Just in case you forgot, Bill Laswell is one of the funkiest-ever bass players. No matter whether he’s playing jazz, pop, death metal, avant garde, ambient dub, whatever, this man can create a bass line that envelopes you to no end and makes you forget there’s even a name or a genre to the music you’re experiencing.
From very early in his multi-faceted career come these two funk-jazz classics which appear on his very first solo album Baselines (originally issued in the US in 1983 on the Elektra Musician label).
“Work Song” is a genuine classic. Aside from Laswell’s intoxicating lines on a number of different basses – which, taken together, has that unique something that Parliament’s “Flash Light” first suggested several years before – “Work Song” features Laswell’s fellow Materialist Michael Beinhorn on synthesizer and tapes, Ralph Carney (who I knew then as part of the great Waitresses aggregate) on baritone sax, George Lewis on trombone, the remarkable Phillip Wilson on drums and Daniel Ponce on congas. Beinhorn, Wilson and Ponce, of course, did many recordings with Laswell during this time. But “Work Song” ranks as one of their best.

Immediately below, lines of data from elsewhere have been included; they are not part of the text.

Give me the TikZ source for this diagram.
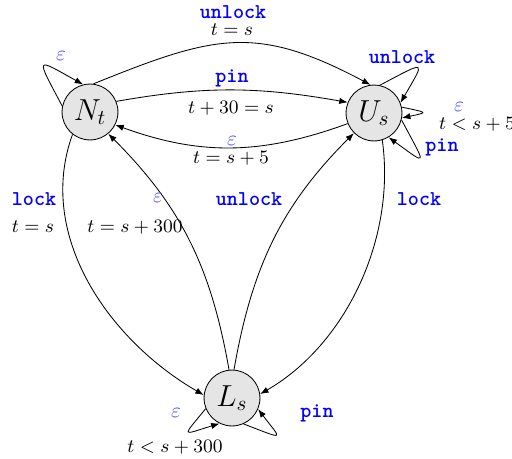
\documentclass[tikz,border=0pt]{standalone}
\usetikzlibrary{arrows.meta}
\definecolor{epscol}{RGB}{80,80,255}
\begin{document}
\begin{tikzpicture}[x=0.474pt,y=-0.474pt,
  state/.style={circle,draw,fill=black!10,minimum size=26.5pt,inner sep=0pt,font=\Large},
  edge/.style={-{Latex[length=4pt,width=3pt]}},
  act/.style={text=blue,font=\ttfamily\bfseries,inner sep=0pt},
  eps/.style={text=epscol,inner sep=0pt},
  grd/.style={font=\small,inner sep=0pt}]
\useasboundingbox (0,0) rectangle (512,458);
\node[state] (Nt) at (90,112) {$N_t$};
\node[state] (Us) at (374,113) {$U_s$};
\node[state] (Ls) at (232,398) {$L_s$};

% N_t -> U_s (unlock, top)
\draw[edge] (Nt.83) to[out=22,in=152,looseness=1.2] (Us.97);
\node[act] (a1) at (233,12) {unlock};
\node[grd] (g1) at (232,30) {$t=s$};
% N_t -> U_s (pin)
\draw[edge] (Nt.22) to[out=10,in=170] (Us.158);
\node[act] (a2) at (232,78) {pin};
\node[grd] (g2) at (231,108) {$t+30=s$};
% U_s -> N_t (eps)
\draw[edge] (Us.202) to[out=200,in=340] (Nt.-27);
\node[eps] (e3) at (232,141) {$\varepsilon$};
\node[grd] (g3) at (231,158) {$t=s+5$};
% N_t loop
\draw[edge] (Nt.168) .. controls +(118:27.5pt) and +(151:26pt) .. (Nt.104);
\node[eps] (e4) at (61,56) {$\varepsilon$};
% U_s loops
\draw[edge] (Us.78) .. controls +(28:25.7pt) and +(60:23.4pt) .. (Us.21);
\node[act] (a5) at (402,57) {unlock};
\draw[edge] (Us.12) .. controls +(-12:12.9pt) and +(12:12.9pt) .. (Us.-10);
\node[eps] (e6) at (459,107) {$\varepsilon$};
\node[grd] (g6) at (477,124) {$t<s+5$};
\draw[edge] (Us.-14) .. controls +(-62:25pt) and +(-36:23.6pt) .. (Us.-59);
\node[act] (a7) at (442,147) {pin};
% N_t -> L_s (lock)
\draw[edge] (Nt.232) to[out=250,in=150,looseness=0.95] (Ls.174);
\node[act] (a8) at (34,199) {lock};
\node[grd] (g8) at (33,227) {$t=s$};
% L_s -> N_t (eps)
\draw[edge] (Ls.96) to[out=100,in=-45] (Nt.-50);
\node[eps] (e9) at (158,198) {$\varepsilon$};
\node[grd] (g9) at (135,227) {$t=s+300$};
% L_s -> U_s (unlock)
\draw[edge] (Ls.86) to[out=80,in=225] (Us.225);
\node[act] (a10) at (249,199) {unlock};
% U_s -> L_s (lock)
\draw[edge] (Us.-73) to[out=-82,in=30,looseness=0.9] (Ls.8);
\node[act] (a11) at (419,199) {lock};
% L_s loops
\draw[edge] (Ls.202) .. controls +(231:17.9pt) and +(197:19.3pt) .. (Ls.244);
\node[eps] (e12) at (176,413) {$\varepsilon$};
\node[grd] (g12) at (175,447) {$t<s+300$};
\draw[edge] (Ls.-66) .. controls +(-21:22pt) and +(-53:18.4pt) .. (Ls.-23);
\node[act] (a13) at (317,413) {pin};
\end{tikzpicture}
\end{document}
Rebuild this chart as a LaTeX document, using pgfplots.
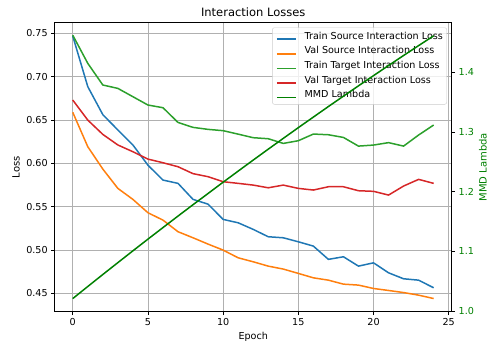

“Upright Man” is another classic, recalling some of the better-known work of David Byrne and Brian Eno’s earlier My Life In The Bush of Ghosts. It features Michael Beinhorn on synthesizer and tapes , frequent Material collaborator Martin Bisi on drums and Daniel Ponce again on congas. “Upright Man” is a total downtown groover that suggests what would have happened if Chic, or at least Nile Rodgers and Bernard Edwards, had ever taken their groove into a progressive art-rock direction.